§ Work instructions
Scan the data below. Pull out each line where "matplotlib" occurs.

§ Material provided
* * * * *
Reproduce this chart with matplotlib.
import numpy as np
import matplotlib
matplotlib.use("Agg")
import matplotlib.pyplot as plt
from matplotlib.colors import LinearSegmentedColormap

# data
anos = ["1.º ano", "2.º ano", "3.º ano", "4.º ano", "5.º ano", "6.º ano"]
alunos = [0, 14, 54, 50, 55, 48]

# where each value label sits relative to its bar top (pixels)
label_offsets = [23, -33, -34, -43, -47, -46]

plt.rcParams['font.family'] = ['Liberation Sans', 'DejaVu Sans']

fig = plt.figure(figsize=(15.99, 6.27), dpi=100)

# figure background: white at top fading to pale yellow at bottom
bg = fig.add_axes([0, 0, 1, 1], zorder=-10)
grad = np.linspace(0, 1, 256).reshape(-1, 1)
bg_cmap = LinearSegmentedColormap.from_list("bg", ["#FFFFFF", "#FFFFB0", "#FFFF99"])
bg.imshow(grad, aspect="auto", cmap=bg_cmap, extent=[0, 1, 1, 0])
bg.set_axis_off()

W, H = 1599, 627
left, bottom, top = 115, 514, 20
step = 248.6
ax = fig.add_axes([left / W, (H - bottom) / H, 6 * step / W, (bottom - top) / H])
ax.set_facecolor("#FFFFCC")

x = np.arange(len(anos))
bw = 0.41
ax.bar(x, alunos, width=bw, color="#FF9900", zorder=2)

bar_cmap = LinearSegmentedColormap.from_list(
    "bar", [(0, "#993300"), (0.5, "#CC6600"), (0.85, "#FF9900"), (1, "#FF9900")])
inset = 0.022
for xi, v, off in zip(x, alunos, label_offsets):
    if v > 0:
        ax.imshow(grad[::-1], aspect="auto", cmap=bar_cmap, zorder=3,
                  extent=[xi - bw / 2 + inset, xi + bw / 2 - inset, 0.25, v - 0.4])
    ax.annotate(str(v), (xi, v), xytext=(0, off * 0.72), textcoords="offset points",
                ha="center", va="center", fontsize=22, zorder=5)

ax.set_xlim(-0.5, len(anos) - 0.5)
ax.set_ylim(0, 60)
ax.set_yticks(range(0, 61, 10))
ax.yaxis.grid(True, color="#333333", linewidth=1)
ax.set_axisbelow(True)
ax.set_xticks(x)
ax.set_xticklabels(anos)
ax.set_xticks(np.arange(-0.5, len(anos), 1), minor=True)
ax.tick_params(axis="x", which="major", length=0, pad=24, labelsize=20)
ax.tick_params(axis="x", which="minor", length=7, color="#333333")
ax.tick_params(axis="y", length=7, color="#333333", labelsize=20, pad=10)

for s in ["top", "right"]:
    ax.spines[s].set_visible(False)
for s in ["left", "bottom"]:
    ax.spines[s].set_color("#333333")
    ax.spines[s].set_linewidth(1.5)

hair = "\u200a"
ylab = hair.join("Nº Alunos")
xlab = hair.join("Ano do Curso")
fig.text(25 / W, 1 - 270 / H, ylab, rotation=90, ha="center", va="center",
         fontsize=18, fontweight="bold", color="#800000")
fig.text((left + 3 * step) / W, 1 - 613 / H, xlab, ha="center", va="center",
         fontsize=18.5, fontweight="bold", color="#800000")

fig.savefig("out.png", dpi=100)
* * * * *
§ Solution
Reproduce this chart with matplotlib.
import matplotlib
matplotlib.use("Agg")
import matplotlib.pyplot as plt
from matplotlib.colors import LinearSegmentedColormap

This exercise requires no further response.